_What to work on_
Leaving the pictures aside, transcribe every line below exactly.

--- START OF Supplied material ---

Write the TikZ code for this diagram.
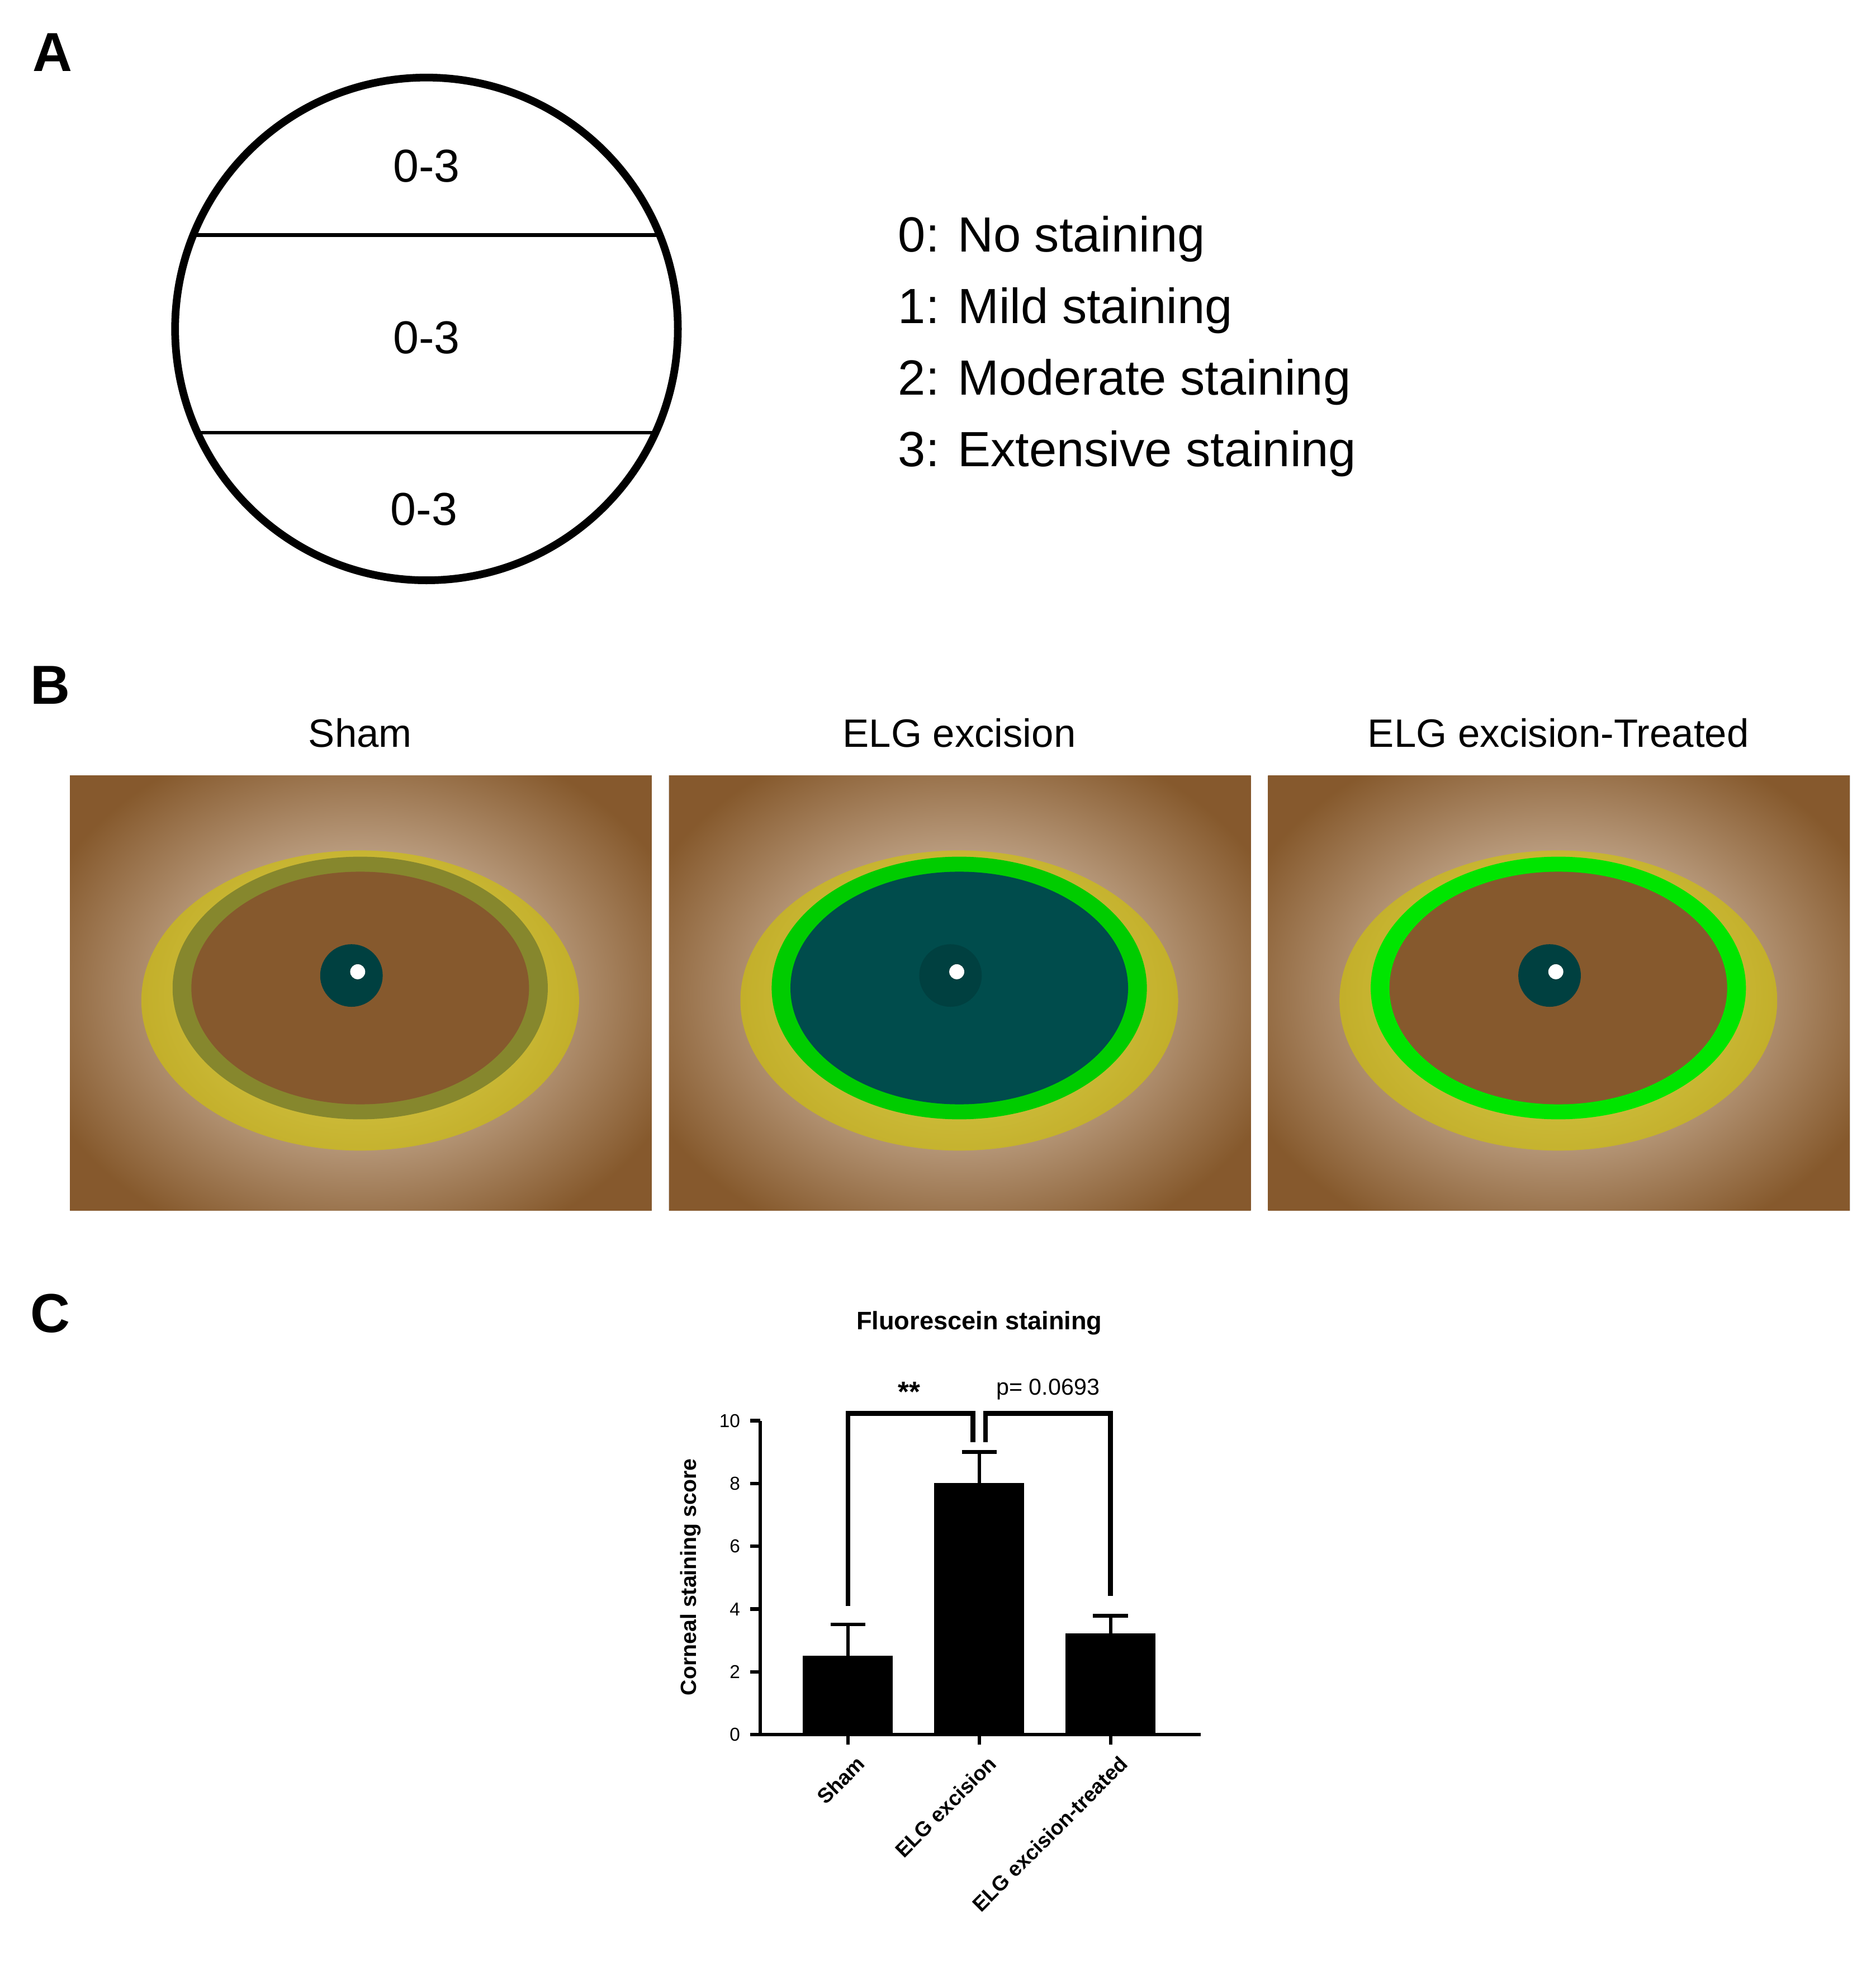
\documentclass[tikz,border=0pt]{standalone}
\usepackage{fontspec}
\setmainfont{Liberation Sans}
\begin{document}
\begin{tikzpicture}[x=0.02cm,y=-0.02cm,
 panel/.style={font=\fontsize{25}{28}\selectfont\bfseries},
 big/.style={font=\fontsize{21}{24}\selectfont},
 ttl/.style={font=\fontsize{18}{21}\selectfont},
 tick/.style={font=\fontsize{8.5}{10}\selectfont},
 bar/.style={fill=black},
 ln/.style={line width=1.6pt}]
\useasboundingbox (0,0) rectangle (1500,1576);
\node[panel] (pA) at (42,42) {A};
\node[panel] (pB) at (40,548) {B};
\node[panel] (pC) at (40,1050) {C};
% panel A
\node[circle,draw,line width=3.5pt,minimum size=402*0.02cm,inner sep=0] (circ) at (341,263) {};
\draw[line width=1.6pt] (155,188) -- (527,188);
\draw[line width=1.6pt] (155,346) -- (527,346);
\node[big] (s1) at (341,133) {0-3};
\node[big] (s2) at (341,270) {0-3};
\node[big] (s3) at (339,407) {0-3};
\node[font=\fontsize{22.5}{32.5}\selectfont,anchor=west,align=left] (leg) at (712,277) {0: No staining\\1: Mild staining\\2: Moderate staining\\3: Extensive staining};
% panel B
\node[ttl] (t1) at (288,586) {Sham};
\node[ttl] (t2) at (767,586) {ELG excision};
\node[ttl] (t3) at (1246,586) {ELG excision-Treated};
\foreach \x/\n/\ring/\iris in {56/ph1/black!40!green!30!brown/brown!70!black, 535/ph2/green!80!black/teal!60!black, 1014/ph3/green!90!black/brown!70!black}{
 \begin{scope}
 \clip (\x,620) rectangle (\x+465,968);
 \fill[inner color=white!80!brown, outer color=brown!70!black] (\x-40,580) rectangle (\x+505,1010);
 \fill[yellow!60!olive,opacity=.6] (\x+232,800) ellipse (175 and 120);
 \fill[\ring] (\x+232,790) ellipse (150 and 105);
 \fill[\iris] (\x+232,790) ellipse (135 and 93);
 \fill[teal!50!black] (\x+225,780) circle (25);
 \fill[white] (\x+230,777) circle (6);
 \end{scope}
}
% panel C
\node[font=\fontsize{11.5}{13}\selectfont\bfseries] (ct) at (783,1058) {Fluorescein staining};
\draw[ln] (608,1136) -- (608,1387) -- (960,1387);
\foreach \v in {0,2,4,6,8,10}{
 \draw[ln] (600,1387-25.1*\v) -- (608,1387-25.1*\v);
 \node[tick,anchor=east] at (598,1387-25.1*\v) {\v};}
\node[rotate=90,font=\fontsize{10}{12}\selectfont\bfseries] (yl) at (552,1261) {Corneal staining score};
\fill[bar] (642,1387) rectangle (714,1324);
\fill[bar] (747,1387) rectangle (819,1186);
\fill[bar] (852,1387) rectangle (924,1306);
\draw[ln] (678,1324) -- (678,1299) (664,1299) -- (692,1299);
\draw[ln] (783,1186) -- (783,1161) (769,1161) -- (797,1161);
\draw[ln] (888,1306) -- (888,1292) (874,1292) -- (902,1292);
\foreach \x in {678,783,888} \draw[ln] (\x,1387) -- (\x,1395);
\draw[line width=2.2pt] (678,1284) -- (678,1130) -- (778,1130) -- (778,1153);
\draw[line width=2.2pt] (788,1153) -- (788,1130) -- (888,1130) -- (888,1276);
\node[font=\fontsize{13}{14}\selectfont\bfseries] (ss) at (727,1113) {**};
\node[font=\fontsize{10.5}{12}\selectfont] (pv) at (838,1111) {p= 0.0693};
\node[rotate=45,anchor=north east,inner sep=1pt,font=\fontsize{9.5}{11}\selectfont\bfseries] (x1) at (684,1400) {Sham};
\node[rotate=45,anchor=north east,inner sep=1pt,font=\fontsize{9.5}{11}\selectfont\bfseries] (x2) at (789,1400) {ELG excision};
\node[rotate=45,anchor=north east,inner sep=1pt,font=\fontsize{9.5}{11}\selectfont\bfseries] (x3) at (894,1400) {ELG excision-treated};
\end{tikzpicture}
\end{document}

--- END OF Supplied material ---

_Exercise answer_
Write the TikZ code for this diagram.
\documentclass[tikz,border=0pt]{standalone}
\usepackage{fontspec}
\setmainfont{Liberation Sans}
\begin{document}
\begin{tikzpicture}[x=0.02cm,y=-0.02cm,
 panel/.style={font=\fontsize{25}{28}\selectfont\bfseries},
 big/.style={font=\fontsize{21}{24}\selectfont},
 ttl/.style={font=\fontsize{18}{21}\selectfont},
 tick/.style={font=\fontsize{8.5}{10}\selectfont},
 bar/.style={fill=black},
 ln/.style={line width=1.6pt}]
\useasboundingbox (0,0) rectangle (1500,1576);
\node[panel] (pA) at (42,42) {A};
\node[panel] (pB) at (40,548) {B};
\node[panel] (pC) at (40,1050) {C};
% panel A
\node[circle,draw,line width=3.5pt,minimum size=402*0.02cm,inner sep=0] (circ) at (341,263) {};
\draw[line width=1.6pt] (155,188) -- (527,188);
\draw[line width=1.6pt] (155,346) -- (527,346);
\node[big] (s1) at (341,133) {0-3};
\node[big] (s2) at (341,270) {0-3};
\node[big] (s3) at (339,407) {0-3};
\node[font=\fontsize{22.5}{32.5}\selectfont,anchor=west,align=left] (leg) at (712,277) {0: No staining\\1: Mild staining\\2: Moderate staining\\3: Extensive staining};
% panel B
\node[ttl] (t1) at (288,586) {Sham};
\node[ttl] (t2) at (767,586) {ELG excision};
\node[ttl] (t3) at (1246,586) {ELG excision-Treated};
\foreach \x/\n/\ring/\iris in {56/ph1/black!40!green!30!brown/brown!70!black, 535/ph2/green!80!black/teal!60!black, 1014/ph3/green!90!black/brown!70!black}{
 \begin{scope}
 \clip (\x,620) rectangle (\x+465,968);
 \fill[inner color=white!80!brown, outer color=brown!70!black] (\x-40,580) rectangle (\x+505,1010);
 \fill[yellow!60!olive,opacity=.6] (\x+232,800) ellipse (175 and 120);
 \fill[\ring] (\x+232,790) ellipse (150 and 105);
 \fill[\iris] (\x+232,790) ellipse (135 and 93);
 \fill[teal!50!black] (\x+225,780) circle (25);
 \fill[white] (\x+230,777) circle (6);
 \end{scope}
}
% panel C
\node[font=\fontsize{11.5}{13}\selectfont\bfseries] (ct) at (783,1058) {Fluorescein staining};
\draw[ln] (608,1136) -- (608,1387) -- (960,1387);
\foreach \v in {0,2,4,6,8,10}{
 \draw[ln] (600,1387-25.1*\v) -- (608,1387-25.1*\v);
 \node[tick,anchor=east] at (598,1387-25.1*\v) {\v};}
\node[rotate=90,font=\fontsize{10}{12}\selectfont\bfseries] (yl) at (552,1261) {Corneal staining score};
\fill[bar] (642,1387) rectangle (714,1324);
\fill[bar] (747,1387) rectangle (819,1186);
\fill[bar] (852,1387) rectangle (924,1306);
\draw[ln] (678,1324) -- (678,1299) (664,1299) -- (692,1299);
\draw[ln] (783,1186) -- (783,1161) (769,1161) -- (797,1161);
\draw[ln] (888,1306) -- (888,1292) (874,1292) -- (902,1292);
\foreach \x in {678,783,888} \draw[ln] (\x,1387) -- (\x,1395);
\draw[line width=2.2pt] (678,1284) -- (678,1130) -- (778,1130) -- (778,1153);
\draw[line width=2.2pt] (788,1153) -- (788,1130) -- (888,1130) -- (888,1276);
\node[font=\fontsize{13}{14}\selectfont\bfseries] (ss) at (727,1113) {**};
\node[font=\fontsize{10.5}{12}\selectfont] (pv) at (838,1111) {p= 0.0693};
\node[rotate=45,anchor=north east,inner sep=1pt,font=\fontsize{9.5}{11}\selectfont\bfseries] (x1) at (684,1400) {Sham};
\node[rotate=45,anchor=north east,inner sep=1pt,font=\fontsize{9.5}{11}\selectfont\bfseries] (x2) at (789,1400) {ELG excision};
\node[rotate=45,anchor=north east,inner sep=1pt,font=\fontsize{9.5}{11}\selectfont\bfseries] (x3) at (894,1400) {ELG excision-treated};
\end{tikzpicture}
\end{document}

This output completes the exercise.